Building a retrieval-augmented generation (RAG) pattern

You can build a retrieval-augmented generation (RAG) pattern to generate factual output that is grounded in information from a knowledge base.

Required services

Some features require one or more of the following additional services:

watsonx.ai Studio
Watson Machine Learning
watsonx.data intelligence
watsonx.data integration

A RAG pattern processes content from a knowledge base into a vector format that is easy to search. When a user asks a question, the RAG pattern retrieves a set of relevant passages and provides them to the LLM. The LLM generates a factual answer to the user's question.

RAG pattern capabilities and resources

You can create a RAG pattern with the following capabilities and resources:

Vector stores: Create vector embeddings to encode the meaning of a sentence or passage as a numerical representation. Vectors provide an efficient way to find passages of text in your knowledge base that are most similar to the question that the user asks. Vectors are stored in vector databases and retrieved with a vector index.; The watsonx.data Milvus vector store is automatically set up. See Working with Milvus.; You can integrate with OpenSearch to store your documents. See Integration with OpenSearch.; You can integrate with DataStax to store your documents. See Integration with DataStax.
Encoder models for embedding: Choose from IBM and third-party encoder models for creating embeddings.; See Supported encoder foundation models.
Foundation models for inferencing: Choose from a range of foundation models.; See Foundation models that support your use case.
Retrieval service: Run data retrieval query and retrieve results from a vector database and an SQL database. See Retrieval service.
AI agent integration: Agents can access and retrieve information from document libraries, document sets, and data assets using natural language through an MCP server.

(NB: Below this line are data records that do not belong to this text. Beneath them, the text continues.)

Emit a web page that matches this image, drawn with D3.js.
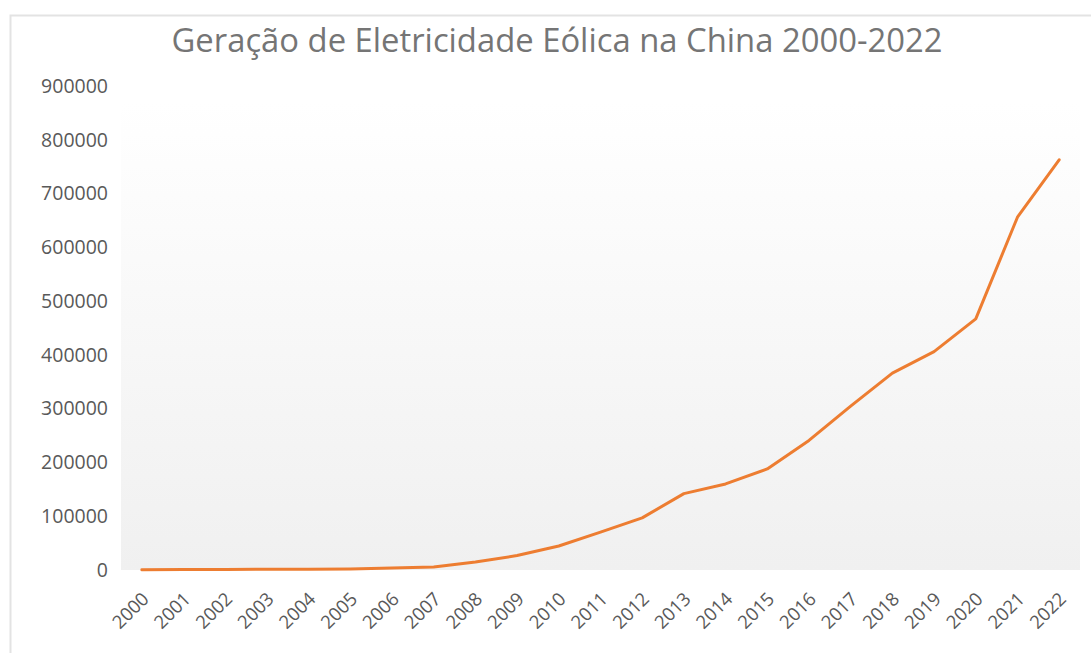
<!DOCTYPE html>
<html>
<head>
<meta charset="utf-8">
<script src="https://cdn.jsdelivr.net/npm/d3@7"></script>
<style>
  body { margin: 0; background: #fff; }
  svg { display: block; font-family: "Open Sans", "DejaVu Sans", sans-serif; }
</style>
</head>
<body>
<div id="chart"></div>
<script>
// Chart data
const years = ['2000', '2001', '2002', '2003', '2004', '2005', '2006', '2007', '2008', '2009', '2010', '2011',
    '2012', '2013', '2014', '2015', '2016', '2017', '2018', '2019', '2020', '2021', '2022'];
const generation = [600, 700, 900, 1300, 1300, 2000, 3700, 5700, 14800, 26900, 44600, 70300,
    97000, 142000, 160000, 188000, 240900, 304600, 366000, 406000, 467000, 656000, 762700];
const yTicks = [0, 100000, 200000, 300000, 400000, 500000, 600000, 700000, 800000, 900000];
const title = 'Geração de Eletricidade Eólica na China 2000-2022';

const width = 1091;
const height = 653;
const plot = { left: 121, right: 1080, top: 86, bottom: 570 };
const fontFamily = '"Open Sans", "DejaVu Sans", sans-serif';

const svg = d3.select('#chart')
    .append('svg')
    .attr('width', width)
    .attr('height', height);

// Gradient for plot area
const grad = svg.append('defs').append('linearGradient')
    .attr('id', 'plotBg')
    .attr('x1', 0).attr('y1', 0).attr('x2', 0).attr('y2', 1);
grad.append('stop').attr('offset', '0%').attr('stop-color', '#ffffff');
grad.append('stop').attr('offset', '100%').attr('stop-color', '#f0f0f0');

// Chart border
svg.append('rect')
    .attr('x', 10.5)
    .attr('y', 15.5)
    .attr('width', 1200)
    .attr('height', 1000)
    .attr('fill', 'none')
    .attr('stroke', '#e3e3e3')
    .attr('stroke-width', 2);

// Scales
const x = d3.scaleBand()
    .domain(years)
    .range([plot.left, plot.right]);

const y = d3.scaleLinear()
    .domain([0, 900000])
    .range([plot.bottom, plot.top]);

// Plot area
svg.append('rect')
    .attr('x', plot.left)
    .attr('y', y(870000))
    .attr('width', plot.right - plot.left)
    .attr('height', plot.bottom - y(870000))
    .attr('fill', 'url(#plotBg)');

// Y axis labels
const yAxis = d3.axisLeft(y)
    .tickValues(yTicks)
    .tickSize(0)
    .tickPadding(0)
    .tickFormat(d3.format('d'));

svg.append('g')
    .attr('transform', `translate(108,0)`)
    .call(yAxis)
    .call(g => g.select('.domain').remove())
    .selectAll('text')
    .attr('fill', '#595959')
    .attr('font-family', fontFamily)
    .attr('font-size', '19.5px');

// X axis labels
const xAxis = d3.axisBottom(x)
    .tickSize(0)
    .tickPadding(0);

svg.append('g')
    .attr('transform', `translate(0,${plot.bottom})`)
    .call(xAxis)
    .call(g => g.select('.domain').remove())
    .selectAll('text')
    .attr('fill', '#595959')
    .attr('font-family', fontFamily)
    .attr('font-size', '18.5px')
    .attr('text-anchor', 'end')
    .attr('dy', '0.7em')
    .attr('transform', 'translate(-1,21) rotate(-45)');

// Line
const line = d3.line()
    .x((d, i) => x(years[i]) + x.bandwidth() / 2)
    .y(d => y(d));

svg.append('path')
    .datum(generation)
    .attr('fill', 'none')
    .attr('stroke', '#ed7d31')
    .attr('stroke-width', 3)
    .attr('stroke-linejoin', 'round')
    .attr('stroke-linecap', 'round')
    .attr('d', line);

// Title, narrowed to the reference width
svg.append('text')
    .attr('x', 557)
    .attr('y', 52)
    .attr('text-anchor', 'middle')
    .attr('fill', '#757575')
    .attr('font-size', '33px')
    .attr('textLength', 771)
    .attr('lengthAdjust', 'spacingAndGlyphs')
    .text(title);
</script>
</body>
</html>
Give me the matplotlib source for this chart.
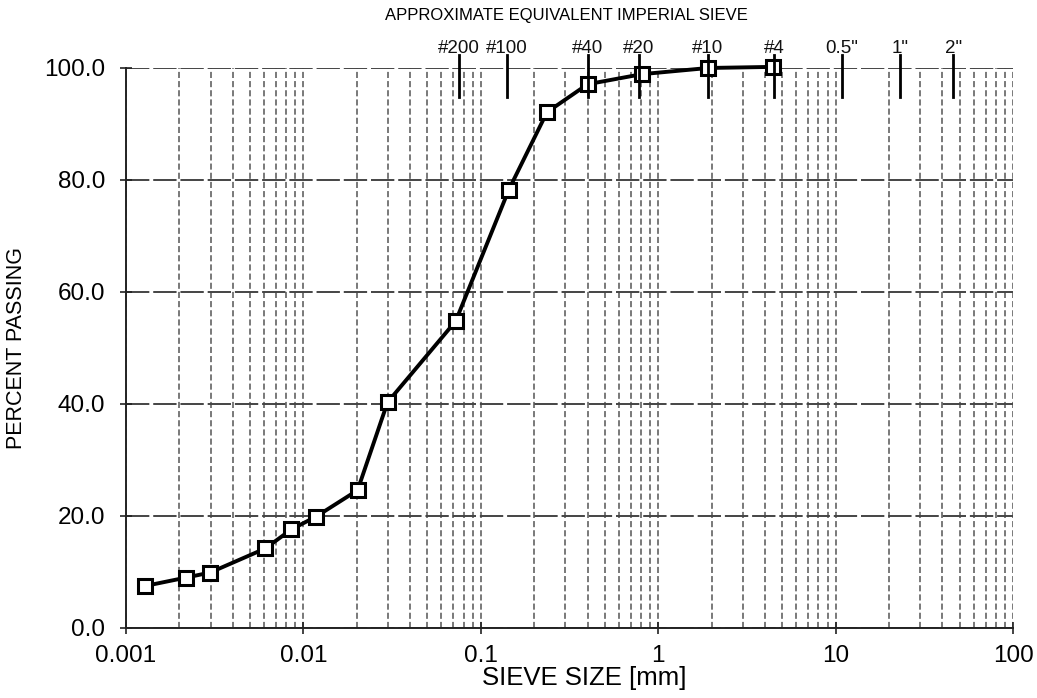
import matplotlib
matplotlib.use("Agg")
import matplotlib.pyplot as plt
from matplotlib.ticker import LogLocator, NullFormatter, FixedLocator

plt.rcParams["font.family"] = ["Liberation Sans", "DejaVu Sans"]

# grain size distribution
sieve_mm = [0.00128, 0.00218, 0.00298, 0.0061, 0.00855, 0.0118, 0.0202,
            0.0298, 0.0722, 0.144, 0.236, 0.40, 0.81, 1.91, 4.46]
passing = [7.5, 9.0, 9.9, 14.2, 17.6, 19.9, 24.6,
           40.3, 54.8, 78.3, 92.1, 97.1, 98.9, 100.0, 100.2]

# imperial sieve markers along the top
imperial_labels = ["#200", "#100", "#40", "#20", "#10", "#4", '0.5"', '1"', '2"']
imperial_mm = [0.075, 0.14, 0.40, 0.78, 1.9, 4.5, 10.8, 23.0, 46.0]

y_ticks = [0, 20, 40, 60, 80, 100]
x_ticks = [0.001, 0.01, 0.1, 1, 10, 100]
x_ticklabels = ["0.001", "0.01", "0.1", "1", "10", "100"]

fig = plt.figure(figsize=(10.37, 6.98), dpi=100)
ax = fig.add_axes([0.1215, 0.1003, 0.8554, 0.8023])

ax.set_xscale("log")
ax.set_xlim(0.001, 100)
ax.set_ylim(0, 100)

ax.xaxis.set_major_locator(FixedLocator(x_ticks))
ax.set_xticklabels(x_ticklabels)
ax.xaxis.set_minor_locator(LogLocator(base=10, subs=range(2, 10), numticks=20))
ax.xaxis.set_minor_formatter(NullFormatter())
ax.set_yticks(y_ticks)
ax.set_yticklabels([f"{v:.1f}" for v in y_ticks])

ax.grid(True, axis="x", which="both", color="#555555", linewidth=1.1,
        linestyle=(0, (4, 2)))
ax.grid(True, axis="y", which="major", color="#444444", linewidth=1.4,
        linestyle=(0, (12, 2)))

for side in ("top", "right"):
    ax.spines[side].set_visible(False)
for side in ("left", "bottom"):
    ax.spines[side].set_linewidth(1.4)
    ax.spines[side].set_color("#222222")

ax.tick_params(axis="both", which="major", labelsize=17.5, direction="inout",
               length=8, width=1.2, colors="#222222", labelcolor="black")
ax.tick_params(axis="x", which="minor", length=0)
ax.tick_params(axis="x", pad=8.5)
ax.tick_params(axis="y", pad=11)

ax.plot(sieve_mm, passing, color="black", linewidth=2.8, marker="s",
        markersize=10, markerfacecolor="white", markeredgecolor="black",
        markeredgewidth=2.2, zorder=5, clip_on=False)

ax.set_ylabel("PERCENT PASSING", fontsize=15.5, labelpad=12)
fig.text(0.563, 0.012, "SIEVE SIZE [mm]", fontsize=18.5, ha="center", va="bottom")

# top imperial sieve ticks and labels
for lab, pos in zip(imperial_labels, imperial_mm):
    ax.plot([pos, pos], [94.8, 102.3], color="black", linewidth=2.0,
            clip_on=False, zorder=6)
    ax.text(pos, 102.7, lab, fontsize=13.5, ha="center", va="baseline",
            color="#111111")

fig.text(0.546, 0.988, "APPROXIMATE EQUIVALENT IMPERIAL SIEVE",
         fontsize=12, ha="center", va="top",
         family=["Liberation Sans Narrow", "Liberation Sans", "DejaVu Sans"])

fig.savefig("out.png", dpi=100)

See Integrating your RAG pipeline with AI agents.

Ways to work

You can work in a no-code or low-code experience with tools in the UI:

Prompt Lab: You can chat with an uploaded document or with a vector index.
Unstructured data curation: You can analyze documents, convert your documents into a simpler textual format, and extract text and other structured content.
Unstructured data integration: You can ingest, cleanse, transform, and enrich unstructured data.

The retrieval-augmented generation pattern architecture

You can scale out the technique of including context in your prompts by using information from a knowledge base.

The following diagram illustrates the retrieval-augmented generation pattern at run time. Although the diagram shows a question-answering example, the same workflow supports other use cases.

Diagram that shows adding search results that are derived from a vector store to the input for retrieval-augmented generation

The retrieval-augmented generation pattern involves the following steps:

Your knowledge base is preprocessed to convert the content to plain text and vectorize it. Preprocessing can include text extraction to convert information in tables and images into text that the LLM can interpret.
A user asks a question.
The question is converted to a text embedding.
The vector store that contains the vectorized content of the knowledge base is searched for content that is similar to the user's question.
The most relevant search results are added to the prompt in text format, along with an instruction, such as “Answer the following question by using only information from the following passages.”
The combined prompt text (instruction + search results + question) is sent to the foundation model.
The foundation model uses contextual information from the prompt to generate a factual answer.

Knowledge base

Your knowledge base can be any collection of information-containing artifacts, such as:

Process information in internal company wiki pages
Files in GitHub
Messages in a collaboration tool
Topics in product documentation, which can include long text blocks
Text passages in a database that supports structured query language (SQL) queries, such as Db2
A document store with a collection of files, such as legal contracts that are stored as PDF files
Customer support tickets in a content management system

You can optimize your RAG solution by adapting the content in your knowledge base to be more accessible to AI. See Optimizing your knowledge base for retrieval-augmented generation.

Content preprocessing

When you set up your RAG pattern, you preprocess the documents in your knowledge base. Preprocessing first converts the content to plain text. You can configure text extraction to convert information in tables and images into text that the LLM can interpret. Then, the embedding model vectorizes the text, stores it in the vector database, and creates a vector index for retrieving the content.

When a user asks a question, that text is vectorized by the embedding model.

Content retrieval and ranking

The retriever searches for the content in the vector database that is most similar to the vector embedding of the query text. The retrieved passages are ranked by similarity to the question. You can add a reranking model to your RAG pattern to evaluate those top retrieved passages for relevance to answering the question.

Answer generation

The retrieved passage, the user's question, and the instructions are sent to the foundation model in a prompt. The foundation model generates an answer and returns it to the user.